What you are asked to do:
Reproduce exactly the run of lines from the one containing "What seaborn and" through the one containing "plt.rcParams['font.family'] = ['DejaVu Sans']". Pictures do not belong in the copy.

Source records:

****

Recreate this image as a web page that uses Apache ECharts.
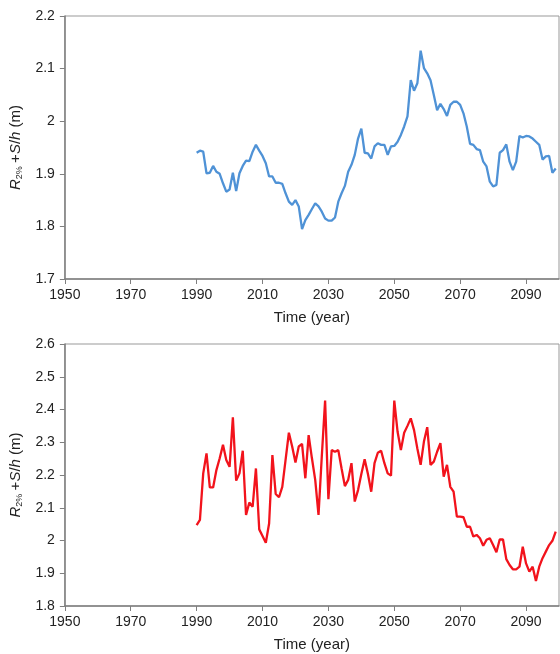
<!DOCTYPE html>
<html>
<head>
<meta charset="utf-8">
<script src="https://cdn.jsdelivr.net/npm/echarts@6/dist/echarts.min.js"></script>
<style>
html,body{margin:0;padding:0;background:#fff;}
#chart{width:560px;height:654px;}
</style>
</head>
<body>
<div id="chart"></div>
<script>
const startYear = 1990;
const xTicks = [1950, 1970, 1990, 2010, 2030, 2050, 2070, 2090];
const topYTicks = [1.7, 1.8, 1.9, 2.0, 2.1, 2.2];
const bottomYTicks = [1.8, 1.9, 2.0, 2.1, 2.2, 2.3, 2.4, 2.5, 2.6];

const topSeries = [
  1.940, 1.944, 1.942, 1.901, 1.902, 1.915, 1.904, 1.900, 1.882, 1.866,
  1.870, 1.902, 1.867, 1.901, 1.915, 1.925, 1.924, 1.942, 1.955, 1.944,
  1.934, 1.920, 1.895, 1.895, 1.883, 1.883, 1.881, 1.863, 1.847, 1.841,
  1.850, 1.838, 1.795, 1.812, 1.822, 1.833, 1.844, 1.838, 1.828, 1.815,
  1.811, 1.811, 1.817, 1.847, 1.863, 1.877, 1.904, 1.917, 1.936, 1.967,
  1.986, 1.940, 1.939, 1.929, 1.952, 1.958, 1.955, 1.955, 1.936, 1.952,
  1.953, 1.961, 1.974, 1.990, 2.009, 2.078, 2.058, 2.072, 2.134, 2.101,
  2.091, 2.078, 2.050, 2.021, 2.033, 2.023, 2.010, 2.031, 2.037, 2.037,
  2.031, 2.015, 1.990, 1.957, 1.955, 1.947, 1.945, 1.923, 1.914, 1.885,
  1.876, 1.879, 1.940, 1.945, 1.956, 1.923, 1.907, 1.923, 1.972, 1.969,
  1.972, 1.971, 1.967, 1.961, 1.955, 1.927, 1.933, 1.934, 1.902, 1.910
];

const bottomSeries = [
  2.047, 2.063, 2.205, 2.266, 2.162, 2.162, 2.215, 2.251, 2.292, 2.246,
  2.225, 2.376, 2.183, 2.205, 2.274, 2.078, 2.116, 2.103, 2.220, 2.034,
  2.014, 1.993, 2.052, 2.261, 2.142, 2.132, 2.164, 2.246, 2.329, 2.287,
  2.238, 2.287, 2.295, 2.190, 2.322, 2.251, 2.185, 2.078, 2.258, 2.427,
  2.126, 2.276, 2.271, 2.276, 2.220, 2.166, 2.185, 2.236, 2.119, 2.154,
  2.203, 2.248, 2.203, 2.149, 2.236, 2.268, 2.274, 2.236, 2.205, 2.198,
  2.427, 2.332, 2.276, 2.329, 2.350, 2.373, 2.337, 2.281, 2.231, 2.302,
  2.346, 2.231, 2.241, 2.271, 2.297, 2.195, 2.231, 2.164, 2.149, 2.073,
  2.073, 2.071, 2.042, 2.042, 2.012, 2.017, 2.007, 1.984, 2.002, 2.007,
  1.986, 1.964, 2.003, 2.003, 1.943, 1.925, 1.912, 1.912, 1.920, 1.981,
  1.930, 1.905, 1.920, 1.876, 1.920, 1.946, 1.966, 1.986, 1.999, 2.027
];

const xTitle = 'Time (year)';
const yTitleRich = '{it|R}{sub|2%} {n|+}{it|S}{n|/}{it|h}{n| (m)}';

const years = topSeries.map((_, i) => startYear + i);
const pair = (vals) => vals.map((v, i) => [years[i], v]);

const axisGray = '#7f7f7f';
const textColor = '#222';
const font = 'Liberation Sans, Arial, sans-serif';

function xAxisCfg(gridIndex) {
  return {
    type: 'value', gridIndex,
    min: xTicks[0], max: 2100, interval: xTicks[1] - xTicks[0],
    name: xTitle, nameLocation: 'middle', nameGap: 31,
    nameTextStyle: { color: textColor, fontSize: 15, fontFamily: font },
    axisLine: { show: true, lineStyle: { color: axisGray, width: 1.5 } },
    axisTick: { show: true, inside: false, length: 5, lineStyle: { color: axisGray } },
    axisLabel: {
      color: textColor, fontSize: 14, fontFamily: font, margin: 9,
      showMaxLabel: false,
      formatter: (v) => xTicks.includes(v) ? String(v) : ''
    },
    splitLine: { show: false }
  };
}
function yAxisCfg(gridIndex, ticks) {
  return {
    type: 'value', gridIndex,
    min: ticks[0], max: ticks[ticks.length - 1], interval: 0.1,
    name: yTitleRich, nameLocation: 'middle', nameGap: 32, nameRotate: 90,
    nameTextStyle: {
      color: textColor, fontFamily: font,
      rich: {
        it: { fontStyle: 'italic', fontSize: 15, color: textColor, fontFamily: font, lineHeight: 18 },
        n: { fontSize: 15, color: textColor, fontFamily: font, lineHeight: 18 },
        sub: { fontSize: 9, color: textColor, fontFamily: font, verticalAlign: 'bottom', lineHeight: 12, padding: [6, 0, 0, 0] }
      }
    },
    axisLine: { show: true, lineStyle: { color: axisGray, width: 1.5 } },
    axisTick: { show: true, inside: false, length: 5, lineStyle: { color: axisGray } },
    axisLabel: {
      color: textColor, fontSize: 14, fontFamily: font, margin: 10,
      formatter: (v) => String(Math.round(v * 10) / 10)
    },
    splitLine: { show: false }
  };
}

const chart = echarts.init(document.getElementById('chart'), null, { renderer: 'canvas' });
chart.setOption({
  animation: false,
  backgroundColor: '#fff',
  grid: [
    { left: 63, top: 16, width: 496, height: 263, show: true, borderColor: '#999', borderWidth: 1, backgroundColor: 'transparent' },
    { left: 63, top: 344, width: 496, height: 262, show: true, borderColor: '#999', borderWidth: 1, backgroundColor: 'transparent' }
  ],
  xAxis: [xAxisCfg(0), xAxisCfg(1)],
  yAxis: [yAxisCfg(0, topYTicks), yAxisCfg(1, bottomYTicks)],
  series: [
    { type: 'line', xAxisIndex: 0, yAxisIndex: 0, data: pair(topSeries), showSymbol: false,
      lineStyle: { color: '#4f92d6', width: 2.3 }, itemStyle: { color: '#4f92d6' } },
    { type: 'line', xAxisIndex: 1, yAxisIndex: 1, data: pair(bottomSeries), showSymbol: false,
      lineStyle: { color: '#f2131c', width: 2.3 }, itemStyle: { color: '#f2131c' } }
  ]
});
</script>
</body>
</html>
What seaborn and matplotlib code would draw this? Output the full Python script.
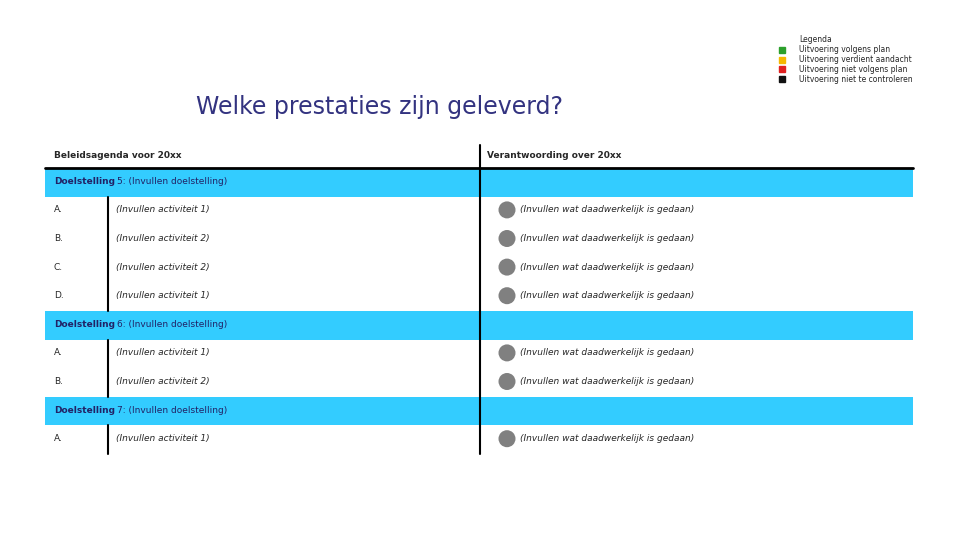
import matplotlib
matplotlib.use("Agg")
import matplotlib.pyplot as plt
import seaborn as sns
import pandas as pd

sns.set_style("white")
plt.rcParams['font.family'] = ['DejaVu Sans']

title = "Welke prestaties zijn geleverd?"
header_left = "Beleidsagenda voor 20xx"
header_right = "Verantwoording over 20xx"
legend_title = "Legenda"
legend_labels = ["Uitvoering volgens plan", "Uitvoering verdient aandacht",
                 "Uitvoering niet volgens plan", "Uitvoering niet te controleren"]
legend_colors = ["#2ca02c", "#f5b800", "#e02020", "#111111"]

goals = ["Doelstelling 5: (Invullen doelstelling)",
         "Doelstelling 6: (Invullen doelstelling)",
         "Doelstelling 7: (Invullen doelstelling)"]
letters = [["A.", "B.", "C.", "D."], ["A.", "B."], ["A."]]
activities = [["(Invullen activiteit 1)", "(Invullen activiteit 2)",
               "(Invullen activiteit 2)", "(Invullen activiteit 1)"],
              ["(Invullen activiteit 1)", "(Invullen activiteit 2)"],
              ["(Invullen activiteit 1)"]]
done_text = "(Invullen wat daadwerkelijk is gedaan)"

W, H = 960, 540
fig = plt.figure(figsize=(9.6, 5.4), dpi=100)
ax = fig.add_axes([0, 0, 1, 1])
ax.set_xlim(0, W); ax.set_ylim(H, 0); ax.axis("off")

ax.text(380, 107, title, fontsize=17, color="#333380", ha="center", va="center")
ax.text(54, 155, header_left, fontsize=6.5, fontweight="bold", va="center")
ax.text(487, 155, header_right, fontsize=6.5, fontweight="bold", va="center")

# legend
ax.text(799, 40, legend_title, fontsize=5.5, va="center")
for i, (lab, c) in enumerate(zip(legend_labels, legend_colors)):
    y = 50 + i * 9.7
    ax.add_patch(plt.Rectangle((779, y - 3), 6, 6, color=c))
    ax.text(799, y, lab, fontsize=5.5, va="center")

rowh = 28.6
y = 168
pts = []
xl0, xl1, xm, xr = 45, 108, 480, 913
for g, ls, acts in zip(goals, letters, activities):
    ax.add_patch(plt.Rectangle((xl0, y), xr - xl0, rowh, color="#33ccff", lw=0))
    word, rest = g.split(" ", 1)
    t = ax.text(54, y + rowh / 2 - 1, word, fontsize=6.5, fontweight="bold", color="#222266", va="center")
    ax.text(117, y + rowh / 2 - 1, rest, fontsize=6.5, color="#222266", va="center")
    y += rowh
    ax.plot([xl1, xl1], [y, y + rowh * len(ls)], color="black", lw=1.5)
    for L, a in zip(ls, acts):
        cy = y + rowh / 2 - 1
        ax.text(54, cy, L, fontsize=6.5, va="center")
        ax.text(116, cy, a, fontsize=6.5, style="italic", va="center")
        ax.text(520, cy, done_text, fontsize=6.5, style="italic", va="center")
        pts.append(cy)
        y += rowh

ax.plot([xl0, xr], [168, 168], color="black", lw=2)
ax.plot([xm, xm], [145, y], color="black", lw=1.5)

df = pd.DataFrame({"x": [507] * len(pts), "y": pts})
sns.scatterplot(data=df, x="x", y="y", ax=ax, s=150, color="#808080", edgecolor="none", legend=False, zorder=5)
ax.set_xlim(0, W); ax.set_ylim(H, 0); ax.axis("off")

fig.savefig("out.png", dpi=100)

****

Final result:
What seaborn and matplotlib code would draw this? Output the full Python script.
import matplotlib
matplotlib.use("Agg")
import matplotlib.pyplot as plt
import seaborn as sns
import pandas as pd

sns.set_style("white")
plt.rcParams['font.family'] = ['DejaVu Sans']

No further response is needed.